Omnichannel requires you to approach the market with unified communications. It’s no longer simply about choosing between digital channels and broadcast media. Instead, look for opportunities to add value throughout the whole journey. The secret ingredient in omnichannel is alignment. A successful omnichannel campaign uses content and calls to action to support the consumer’s personal motivations – in Ragú’s case, to share memories of their children with friends and family in an amusing way. These calls to action should point to each other and encourage the consumer to be an active part of the developing story.

4. Adapt around your fundamentals

Omnichannel doesn’t deemphasize fundamentals. A strong brand identity, clear messages and a well-constructed value proposition become more important, as they become the foundation for adapting messaging. Omnichannel is specifically about retaining cohesion across channels. To successfully scale your communications across channels, you need a stable base. CPG is a mass market, large-scale industry, which means delivering one version of content to your audience is challenging enough for most brands. To make an omnichannel strategy work at scale, you need to create adaptive content that can feed various channels from the same source with minimal or no human intervention.

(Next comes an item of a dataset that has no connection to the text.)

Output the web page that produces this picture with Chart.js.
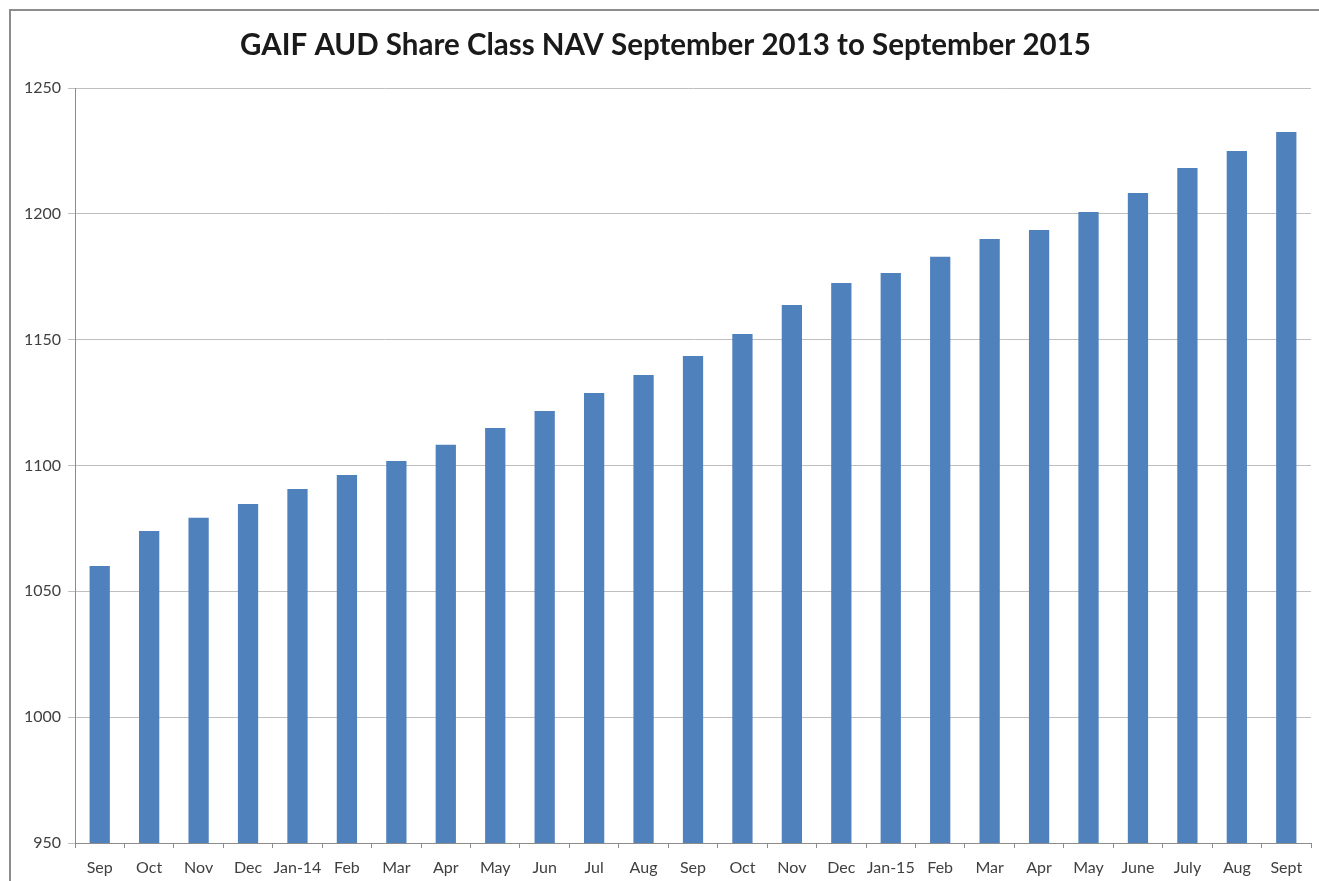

The CPG opportunity: differentiate through engagement

Consumers live across multiple channels every day. By embracing omnichannel, you adjust your communication strategy to fit consumers’ reality. In turn, you open the door to deeper relationships with those individuals and drive advocacy.

Here are some practical steps you can take to turn an omnichannel strategy into a reality for your business and benefit from greater engagement with your consumers.

  • Pick category-appropriate approaches
    • It’s important to create branded content that is enchanting, engaging and differentiating, but be prepared to adapt your approach depending on the product category. A campaign for cleaning products may be more indirect than a campaign for personal hygiene brands. For example, consumers may not search online for stain removal spray, but they will look for “ways to remove red wine stains”.
  • Remember that engagement trumps impressions
    • Content that engages the audience adds more value to users than traditional marketing. This type of content will have a more profound and long-lasting effect than a simple advert, even if that advert gets a lot of views.
  • Don’t try to own the consumer journey
    • Put the consumer first in your communications, otherwise your audience will find ways to simply avoid your message completely.
  • Move from isolated campaigns to agile, continuous improvement
    • CPG companies needs to move at the consumers’ rate of change. Brands that diversify their approach will increase engagement and will become known for more than just their products.
  • Break out of channel or media comfort zones
    • Adopt a future-ready model that embraces your consumers’ omnichannel journey and optimizes brand engagement. Success is about more than generating a large number of impressions.

The last word

Building and managing a coherent omnichannel consumer journey is one of the greatest opportunities available for CPG companies to influence ongoing engagement and advocacy. Your consumers are already living across channels, and the tools to execute omnichannel already exist. Embrace the challenge and turn it into an opportunity. Customers will love you for it.